I hoped my book would make a difference for my loved ones and it’s my husband’s fault for saying I should try to publish it! Writing the book while pregnant with our rainbow baby was a form of distraction for me, as many loss mama’s know we can never bring ourselves to “get too attached emotionally” for fear of loss though we know it’s impossible it doesn’t stop us from finding ways to keep occupied. Writing served this for me but was also fuelled by such passion. The process of writing my book: A Diary to My Babies: Journeying Through Pregnancy Loss never seemed like work while I was writing it working full time, pregnant with 2 children…it was the only time I had such energy such a drive which I do believe was my babies working and writing through me! The story of our babies one I believe they gave us to share.

Today it’s the best way I’ve ever known how to honour them their brief lives and how they matter. For me releasing the book into the world was like birthing my babies in some way and a rebirth for myself in a sense no longer hiding behind the pages but sharing my most honest and poignant feelings of the ups and downs of pregnancy loss, from rolling in the grass and convulsing on the kitchen floor in my cycle of grief.

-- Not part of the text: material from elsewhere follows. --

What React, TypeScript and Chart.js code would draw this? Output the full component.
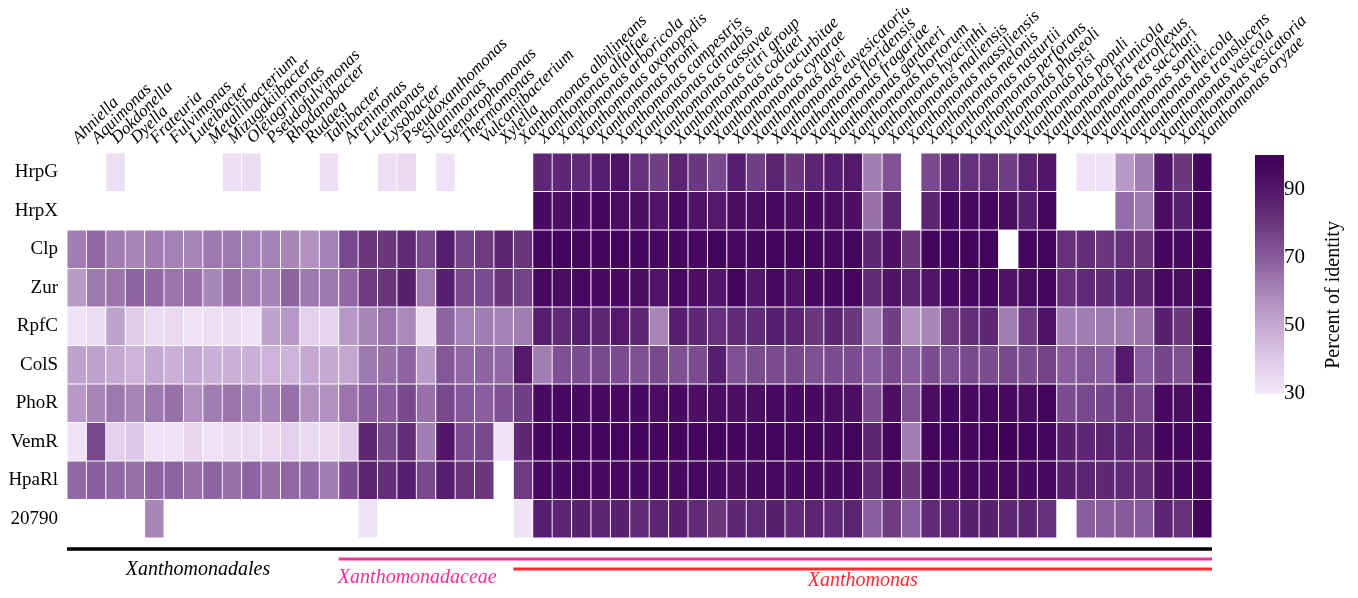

Grief doesn’t pass, time doesn’t heal but it does make us less numb, no timeline or to-do for writing sometimes I wrote 2 entries in one day. Sometimes I wrote none, sometimes nothing for months, sometimes just on anniversaries but always on anniversaries as I was searching and something was always revealed. In writing you can always let it surprise you even if you think there is nothing there once you start you may and will find.

This book now serves as not a guide, but a book of the real emotions that come with building our families and how there is no right way to grieve and how it never stops it just shifts. It’s a book I wish I had at the start of our journey.

There’s so much I would have missed on this journey and our story and only see now in looking back and revisiting my writing, which shows how time does change our experience. The power of hindsight can’t go un-noticed so I am grateful I kept an account to remember when grief takes a hold of us we can’t see anything else that is going on around us.This allowed me to remember the people who supported us along the way and the signs and what they meant at the time we were going through it.

Writing shouldn’t be a “to do”. Always go with the flow of writing when the spirit moves you! It’s trying to tell you something, the messages from our babies! Writing should bring relief, helping you to reflect and check in or be a dump on a moment-to-moment basis.

Some cues I used for writing if you are considering journalling:

  • I always started with Dear Baby and would see whatever would flow naturally.

  • When I was struggling I would ask myself: What am I feeling, doing, thinking hoping for, fearing, dreaming of?

  • I also wrote down any signs I experienced that day.

I do believe our babies story always stays with us, is always useful and evolving as our story changes. Whether its holding retreats or campaigns in their honour, playing a new instrument, writing their name or an x for them on cards we eventually begin to understand and see differently the magic of their short lives through our writing or whatever gift they bring you, it can be transformative.

May we continue to shine out lights on the darkness of Pregnancy Loss through sharing

our stories of our lost babies and families in whichever way that feels right for us.

I will never stop writing for as long as I’m living there are signs and special moments all around me that my babies send me and as long as I capture them in my words, I have proof they live on forever!